Europe has set itself an ambitious target: 40 gigawatts of electrolyser capacity by 2030, enough to make green hydrogen competitive with the fossil-fuelled kind. The difficulty is that the dominant production technology depends on materials that European regulators are phasing out and geologists can barely find.
Proton exchange membrane electrolysis, the preferred method for turning surplus wind and solar power into hydrogen, has two structural weaknesses. Its membranes rely on PFAS compounds, a family of synthetic chemicals that the EU is moving to restrict on health and environmental grounds. Its catalysts require iridium, a platinum-group metal so rare that a meaningful scale-up of European electrolysis could strain global supply on its own.
A new consortium called SUPREME, led by the University of Southern Denmark and backed by the EU's Clean Energy Transition Partnership, is attempting to solve both problems within a single three-year programme. Launched in February 2026, it brings together seven institutions across five countries with a shared cost ambition: €2 per kilogram of green hydrogen, broadly the threshold at which the fuel becomes competitive with its dirtier alternatives.
The work divides along two tracks. At Graz University of Technology, researchers are testing commercially available PFAS-free membrane materials against current industrial standards to determine whether any can survive continuous operation. Separately, the University of Southern Denmark and British catalyst firm Ceimig are targeting a 75% reduction in iridium loading, combined with recycling processes designed to recover around 90% of what remains. Fraunhofer ISE in Germany is producing membrane electrode assemblies at pilot scale, while Norwegian firm Element One Energy is contributing a rotating electrolyser design that modelling suggests could improve voltage efficiency by up to 10%.

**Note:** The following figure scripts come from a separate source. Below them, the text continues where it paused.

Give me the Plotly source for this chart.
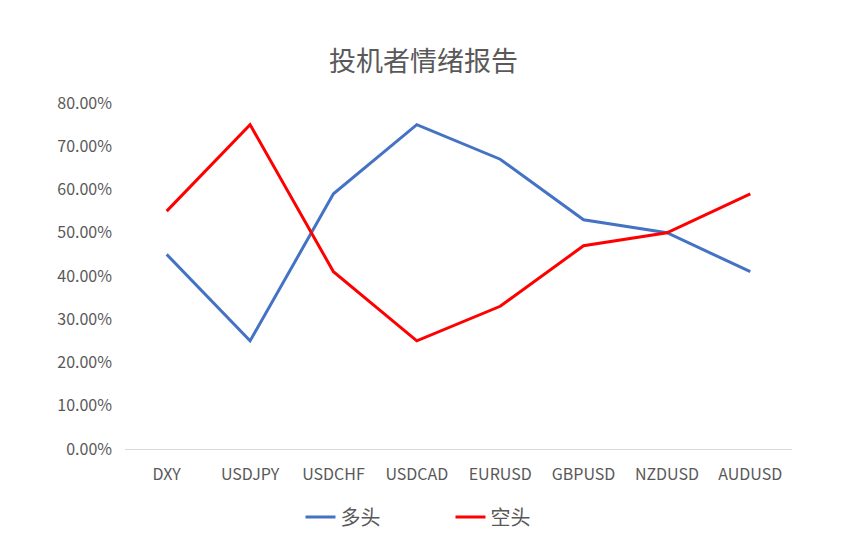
import plotly.graph_objects as go

# 投机者情绪报告 data
pairs = ["DXY", "USDJPY", "USDCHF", "USDCAD", "EURUSD", "GBPUSD", "NZDUSD", "AUDUSD"]
long_pct = [0.45, 0.25, 0.59, 0.75, 0.67, 0.53, 0.50, 0.41]
short_pct = [0.55, 0.75, 0.41, 0.25, 0.33, 0.47, 0.50, 0.59]
y_ticks = [0.0, 0.1, 0.2, 0.3, 0.4, 0.5, 0.6, 0.7, 0.8]

font_family = "Noto Sans CJK SC, Microsoft YaHei, sans-serif"

fig = go.Figure()
fig.add_trace(go.Scatter(x=pairs, y=long_pct, name="多头", mode="lines",
                         line=dict(color="#4472C4", width=3)))
fig.add_trace(go.Scatter(x=pairs, y=short_pct, name="空头", mode="lines",
                         line=dict(color="#FF0000", width=3)))

fig.update_layout(
    width=847, height=545,
    paper_bgcolor="white", plot_bgcolor="white",
    font=dict(family=font_family, color="#595959", size=16),
    title=dict(text="投机者情绪报告", xref="container", x=0.4906, xanchor="center",
               yref="container", y=0.901, yanchor="middle",
               font=dict(size=27, color="#595959")),
    margin=dict(l=117, r=63, t=95, b=104),
    xaxis=dict(range=[-0.5, 7.5], showgrid=False, showline=True, linecolor="#D9D9D9",
               linewidth=1, ticks="", tickfont=dict(size=16), ticklabelstandoff=11),
    yaxis=dict(range=[0, 0.8], tickvals=y_ticks, tickformat=".2%", showgrid=False,
               zeroline=False, showline=False, tickfont=dict(size=16), ticklabelstandoff=12),
    legend=dict(orientation="h", xref="paper", x=0.488, xanchor="center",
                yref="container", y=0.066, yanchor="middle", entrywidth=105,
                font=dict(size=20)),
    showlegend=True,
)

fig.write_html("out.html")
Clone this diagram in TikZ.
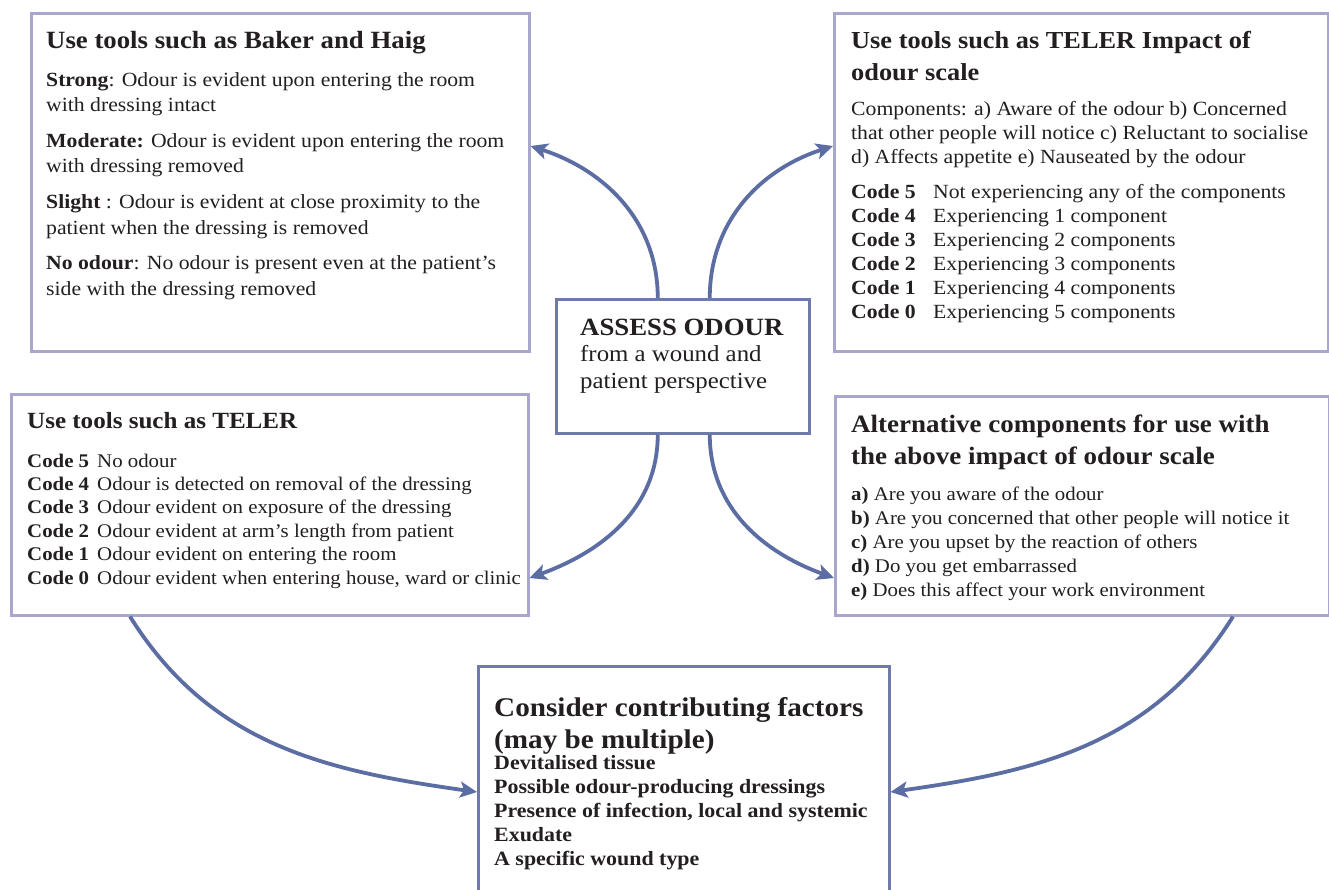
\documentclass[tikz,border=0pt]{standalone}
\usepackage{fontspec}
\setmainfont{Liberation Serif}[FakeStretch=1.08]
\usetikzlibrary{arrows.meta}
\definecolor{lbord}{HTML}{A9A6CD}
\definecolor{dbord}{HTML}{6E7AA9}
\definecolor{arr}{HTML}{5B6DA2}
\definecolor{txt}{HTML}{231F20}
\newcommand{\ttl}[1]{\fontsize{#1}{32}\selectfont\bfseries}
\begin{document}
\begin{tikzpicture}[x=1pt,y=-1pt,
  lbox/.style={draw=lbord, line width=2.5pt, anchor=north west, inner sep=0pt},
  dbox/.style={draw=dbord, line width=2.5pt, anchor=north west, inner sep=0pt},
  txtn/.style={anchor=base west, inner sep=0pt, text=txt, align=left},
  conn/.style={draw=arr, line width=3.8pt, -{Stealth[length=17pt,width=16pt,inset=4pt]}}
]
\useasboundingbox (0,0) rectangle (1329,889);
\fill[white] (0,0) rectangle (1329,889);

% boxes
\node[lbox, minimum width=498pt, minimum height=338pt] (b1) at (30,12) {};
\node[lbox, minimum width=494pt, minimum height=338pt] (b2) at (833,12) {};
\node[dbox, minimum width=253pt, minimum height=134pt] (c) at (555,298) {};
\node[lbox, minimum width=517pt, minimum height=221pt] (b3) at (10,393) {};
\node[lbox, minimum width=494pt, minimum height=219pt] (b4) at (834,395) {};
\node[dbox, minimum width=411pt, minimum height=240pt] (b5) at (477,665) {};

% box 1 text
\node[txtn] (t1) at (46,48) {\ttl{24.8}Use tools such as Baker and Haig};
\node[txtn] (t1b) at (46,86) {\parbox[t]{480pt}{\fontsize{20.1}{25.7}\selectfont
\textbf{Strong}: Odour is evident upon entering the room\\
with dressing intact\\[9.8pt]
\textbf{Moderate:} Odour is evident upon entering the room\\
with dressing removed\\[9.8pt]
\textbf{Slight} : Odour is evident at close proximity to the\\
patient when the dressing is removed\\[9.8pt]
\textbf{No odour}: No odour is present even at the patient’s\\
side with the dressing removed}};

% box 2 text
\node[txtn] (t2) at (851,48) {\parbox[t]{470pt}{\ttl{24.4}Use tools such as TELER Impact of\\ odour scale}};
\node[txtn] (t2b) at (851,115) {\parbox[t]{470pt}{\fontsize{20.1}{24}\selectfont
Components: a) Aware of the odour b) Concerned\\
that other people will notice c) Reluctant to socialise\\
d) Affects appetite e) Nauseated by the odour\\[11pt]
\makebox[82pt][l]{\textbf{Code 5}}Not experiencing any of the components\\
\makebox[82pt][l]{\textbf{Code 4}}Experiencing 1 component\\
\makebox[82pt][l]{\textbf{Code 3}}Experiencing 2 components\\
\makebox[82pt][l]{\textbf{Code 2}}Experiencing 3 components\\
\makebox[82pt][l]{\textbf{Code 1}}Experiencing 4 components\\
\makebox[82pt][l]{\textbf{Code 0}}Experiencing 5 components}};

% centre
\node[txtn] (ct) at (580,335) {\parbox[t]{225pt}{\fontsize{23}{26.5}\selectfont
{\fontsize{24.8}{26.5}\selectfont\bfseries ASSESS ODOUR}\\ from a wound and\\ patient perspective}};

% box 3 text
\node[txtn] (t3) at (27,428) {\ttl{23.2}Use tools such as TELER};
\node[txtn] (t3b) at (27,467) {\parbox[t]{500pt}{\fontsize{19.3}{23.4}\selectfont
\makebox[70pt][l]{\textbf{Code 5}}No odour\\
\makebox[70pt][l]{\textbf{Code 4}}Odour is detected on removal of the dressing\\
\makebox[70pt][l]{\textbf{Code 3}}Odour evident on exposure of the dressing\\
\makebox[70pt][l]{\textbf{Code 2}}Odour evident at arm’s length from patient\\
\makebox[70pt][l]{\textbf{Code 1}}Odour evident on entering the room\\
\makebox[70pt][l]{\textbf{Code 0}}Odour evident when entering house, ward or clinic}};

% box 4 text
\node[txtn] (t4) at (851,432) {\parbox[t]{470pt}{\ttl{25}Alternative components for use with\\ the above impact of odour scale}};
\node[txtn] (t4b) at (851,500) {\parbox[t]{470pt}{\fontsize{19.3}{24}\selectfont
\textbf{a)} Are you aware of the odour\\
\textbf{b)} Are you concerned that other people will notice it\\
\textbf{c)} Are you upset by the reaction of others\\
\textbf{d)} Do you get embarrassed\\
\textbf{e)} Does this affect your work environment}};

% box 5 text
\node[txtn] (t5) at (494,716) {\parbox[t]{390pt}{\ttl{27}Consider contributing factors\\ (may be multiple)}};
\node[txtn] (t5b) at (494,769) {\parbox[t]{390pt}{\fontsize{20.3}{24}\selectfont\bfseries
Devitalised tissue\\
Possible odour-producing dressings\\
Presence of infection, local and systemic\\
Exudate\\
A specific wound type}};

% connectors
\draw[conn] ([xshift=-25pt]c.north) to[out=90,in=-18] ([yshift=-134pt]b1.north east);
\draw[conn] ([xshift=27pt]c.north) to[out=90,in=198] ([yshift=-134pt]b2.north west);
\draw[conn] ([xshift=-25pt]c.south) to[out=-90,in=20] ([yshift=-185pt]b3.north east);
\draw[conn] ([xshift=27pt]c.south) to[out=-90,in=160] ([yshift=-183pt]b4.north west);
\draw[conn] ([xshift=120pt]b3.south west) to[out=-58,in=172] ([yshift=-127pt]b5.north west);
\draw[conn] ([xshift=399pt]b4.south west) to[out=-122,in=8] ([yshift=-127pt]b5.north east);
\end{tikzpicture}
\end{document}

The programme's logic is straightforward: building cleaner chemistry into the next generation of PEM technology before PFAS restrictions bite and iridium markets tighten. Whether the timelines align is less certain. Three years of research leaves little margin before 2030, and the gap between laboratory materials and industrial-grade durability has humbled more than one clean-energy programme. Europe's hydrogen ambitions are not short of momentum; they may yet prove short of membranes.